Church Of St Peter is a Grade II* listed building in the West Suffolk local planning authority area, England. First listed on 14 July 1955. A Victorian Church.
Church Of St Peter
- WRENN ID
- western-wattle-claret
- Grade
- II*
- Local Planning Authority
- West Suffolk
- Country
- England
- Date first listed
- 14 July 1955
- Type
- Church
- Period
- Victorian
- Source
- Historic England listing
Description
The Church of St Peter is a parish church dating back to the 12th century, with significant additions and alterations from the 13th and 14th centuries. It was extensively restored and enlarged in 1843. The church is constructed of random flint, with freestone quoins and dressings, and features plain-tiled roofs, including small pitched dormers and Victorian ornamental ridge tiles. A simple Norman south doorway and a 12th-century north doorway with keeled roll-moulding and shafts with volute capitals are present, the latter incorporated into a north aisle built in a Victorian Romanesque style.
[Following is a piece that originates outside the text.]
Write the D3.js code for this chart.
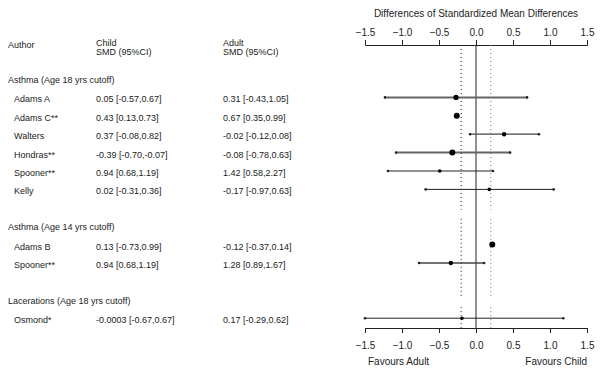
<!DOCTYPE html>
<html>
<head>
<meta charset="utf-8">
<script src="https://cdn.jsdelivr.net/npm/d3@7/dist/d3.min.js"></script>
<style>
	body { margin: 0; background: #fff; }
	svg { display: block; }
	text { font-family: "Liberation Sans", Arial, sans-serif; fill: #222; }
	.tbl { font-size: 9px; }
	.axis text { font-size: 10px; fill: #222; }
	.axis path, .axis line { stroke: #222; }
</style>
</head>
<body>
<svg id="forest"></svg>
<script>
// data
let groups = ['Asthma (Age 18 yrs cutoff)', 'Asthma (Age 14 yrs cutoff)', 'Lacerations (Age 18 yrs cutoff)'];
let groupSlot = [0, 8, 12];
let authors = ['Adams A', 'Adams C**', 'Walters', 'Hondras**', 'Spooner**', 'Kelly', 'Adams B', 'Spooner**', 'Osmond*'];
let studySlot = [1, 2, 3, 4, 5, 6, 9, 10, 13];
let childSMD = ['0.05 [-0.57,0.67]', '0.43 [0.13,0.73]', '0.37 [-0.08,0.82]', '-0.39 [-0.70,-0.07]', '0.94 [0.68,1.19]',
	'0.02 [-0.31,0.36]', '0.13 [-0.73,0.99]', '0.94 [0.68,1.19]', '-0.0003 [-0.67,0.67]'];
let adultSMD = ['0.31 [-0.43,1.05]', '0.67 [0.35,0.99]', '-0.02 [-0.12,0.08]', '-0.08 [-0.78,0.63]', '1.42 [0.58,2.27]',
	'-0.17 [-0.97,0.63]', '-0.12 [-0.37,0.14]', '1.28 [0.89,1.67]', '0.17 [-0.29,0.62]'];
let diff = [-0.27, -0.26, 0.38, -0.32, -0.49, 0.18, 0.22, -0.34, -0.19];
let lower = [-1.23, -0.27, -0.08, -1.08, -1.19, -0.68, 0.21, -0.77, -1.5];
let upper = [0.69, -0.25, 0.85, 0.46, 0.23, 1.05, 0.23, 0.11, 1.18];
let weight = [3, 4, 2, 4, 1, 1, 4, 2, 1];
let ticks = [-1.5, -1.0, -0.5, 0.0, 0.5, 1.0, 1.5];
let thresholds = [-0.2, 0.2];

function makeChart() {
	let w = 600;
	let h = 376;

	let chart = d3.select('#forest')
		.attr('width', w)
		.attr('height', h);

	let x = d3.scaleLinear().domain([-1.5, 1.5]).range([365, 587]);
	let y = d3.scaleLinear().domain([0, 13]).range([79, 318.2]);
	let r = d3.scaleLinear().domain([1, 4]).range([1.8, 3]);
	let topY = 45;
	let botY = 328;

	// header
	chart.append('text').attr('class', 'tbl').attr('x', 8).attr('y', 48).text('Author');
	chart.append('text').attr('class', 'tbl').attr('x', 96).attr('y', 46).text('Child');
	chart.append('text').attr('class', 'tbl').attr('x', 96).attr('y', 55).text('SMD (95%CI)');
	chart.append('text').attr('class', 'tbl').attr('x', 223).attr('y', 46).text('Adult');
	chart.append('text').attr('class', 'tbl').attr('x', 223).attr('y', 55).text('SMD (95%CI)');

	chart.selectAll('.grp')
		.data(groups)
		.enter()
		.append('text')
		.attr('class', 'tbl grp')
		.attr('x', 8)
		.attr('y', (d, i) => y(groupSlot[i]) + 4)
		.text(d => d);

	let rows = authors.map((a, i) => ({
		author: a, child: childSMD[i], adult: adultSMD[i],
		est: diff[i], lo: lower[i], hi: upper[i], wt: weight[i], slot: studySlot[i]
	}));

	chart.selectAll('.auth')
		.data(rows)
		.enter()
		.append('text')
		.attr('class', 'tbl auth')
		.attr('x', 14)
		.attr('y', d => y(d.slot) + 5)
		.text(d => d.author);

	chart.selectAll('.child')
		.data(rows)
		.enter()
		.append('text')
		.attr('class', 'tbl child')
		.attr('x', 96)
		.attr('y', d => y(d.slot) + 5)
		.text(d => d.child);

	chart.selectAll('.adult')
		.data(rows)
		.enter()
		.append('text')
		.attr('class', 'tbl adult')
		.attr('x', 223)
		.attr('y', d => y(d.slot) + 5)
		.text(d => d.adult);

	// axes
	chart.append('text')
		.attr('x', x(0))
		.attr('y', 17)
		.style('text-anchor', 'middle')
		.style('font-size', '10px')
		.text('Differences of Standardized Mean Differences');

	let top = chart.append('g')
		.attr('class', 'axis')
		.attr('transform', `translate(0,${topY})`)
		.call(d3.axisTop(x).tickValues(ticks).tickFormat(d3.format('.1f')).tickSizeOuter(5).tickSize(5).tickPadding(4));
	top.selectAll('text').style('font-family', '"Liberation Sans", Arial, sans-serif');

	let bot = chart.append('g')
		.attr('class', 'axis')
		.attr('transform', `translate(0,${botY})`)
		.call(d3.axisBottom(x).tickValues(ticks).tickFormat(d3.format('.1f')).tickSizeOuter(5).tickSize(5).tickPadding(9));
	bot.selectAll('text').style('font-family', '"Liberation Sans", Arial, sans-serif');

	chart.append('text').attr('x', 368).attr('y', 365).style('font-size', '10px').text('Favours Adult');
	chart.append('text').attr('x', 587).attr('y', 365).style('font-size', '10px')
		.style('text-anchor', 'end').text('Favours Child');

	// reference lines
	let gaps = [[topY, y(7.1)], [y(7.6), y(11.8)], [y(12.4), botY]];
	thresholds.forEach((t, k) => {
		chart.selectAll('.dot' + k)
			.data(gaps)
			.enter()
			.append('line')
			.attr('x1', x(t)).attr('x2', x(t))
			.attr('y1', d => d[0]).attr('y2', d => d[1])
			.style('stroke', k === 0 ? '#111' : '#777')
			.style('stroke-width', 1)
			.style('stroke-dasharray', '1,3');
	});

	chart.append('line')
		.attr('x1', x(0)).attr('x2', x(0))
		.attr('y1', topY).attr('y2', botY)
		.style('stroke', '#222')
		.style('stroke-width', 1);

	// CIs
	chart.selectAll('.ci')
		.data(rows)
		.enter()
		.append('line')
		.attr('class', 'ci')
		.attr('x1', d => x(d.lo)).attr('x2', d => x(d.hi))
		.attr('y1', d => y(d.slot)).attr('y2', d => y(d.slot))
		.style('stroke', d => d.wt >= 3 ? '#666' : (d.wt === 2 ? '#444' : '#222'))
		.style('stroke-width', d => d.wt >= 3 ? 2 : (d.wt === 2 ? 1.3 : 1));

	chart.selectAll('.capl')
		.data(rows.filter(d => d.hi - d.lo > 0.1))
		.enter()
		.append('circle')
		.attr('cx', d => x(d.lo)).attr('cy', d => y(d.slot)).attr('r', 1.3)
		.style('fill', '#222');

	chart.selectAll('.capr')
		.data(rows.filter(d => d.hi - d.lo > 0.1))
		.enter()
		.append('circle')
		.attr('cx', d => x(d.hi)).attr('cy', d => y(d.slot)).attr('r', 1.3)
		.style('fill', '#222');

	chart.selectAll('.pt')
		.data(rows)
		.enter()
		.append('circle')
		.attr('class', 'pt')
		.attr('cx', d => x(d.est))
		.attr('cy', d => y(d.slot))
		.attr('r', d => r(d.wt))
		.style('fill', '#000');
}

window.onload = function () {
	makeChart();
}
</script>
</body>
</html>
A small, plain Norman window has been reused at the east end of the north aisle. The chancel dates from the early 13th century, displaying 2-light ogee-headed windows to the north and south, and a 3-light east window with intersecting tracery and mouchettes, with angle buttresses at the east end. The 14th-century tower is unbuttressed and stands in three stages, with freestone quoins, dressings, and a crenellated parapet with damaged pinnacles. It features a 2-light window with flowing tracery to the lowest stage of the west face, a single cinquefoil-headed window in the second stage, and 2-light cusped Y-tracery windows on each face of the top stage. A canted stair-turret with a conical roof is located on the south side. Internally, most of the fittings and the Romanesque north arcade date from the 1843 restoration. A restored screen partitions the space. The chancel contains a simple trefoil-headed piscina, a stone reredos with cinquefoil panels, and a high canopied niche on each side of the east window. The nave and chancel have steeply-pitched roofs with arch-braced construction, showcasing mouldings to purlins and braces, 4 bays to the nave, and 2 bays with lower collars to the chancel. Shields are positioned at the intersections, and curious lozenge-shaped carved bosses were added later. A notable feature is the collection of approximately 75 small roundels of engraved 16th/17th century Flemish glass, set against brightly-coloured 19th-century stained glass, acquired in the early 19th century by Orbell Ray Oakes from monasteries in Brussels and brought to Nowton Court. Numerous memorial tablets adorn the walls, primarily commemorating the Oakes family; a marble monument by John Bacon Jr. depicts Elizabeth Frances Oakes, who died in 1811, and shows a draped female figure kneeling beside a sarcophagus.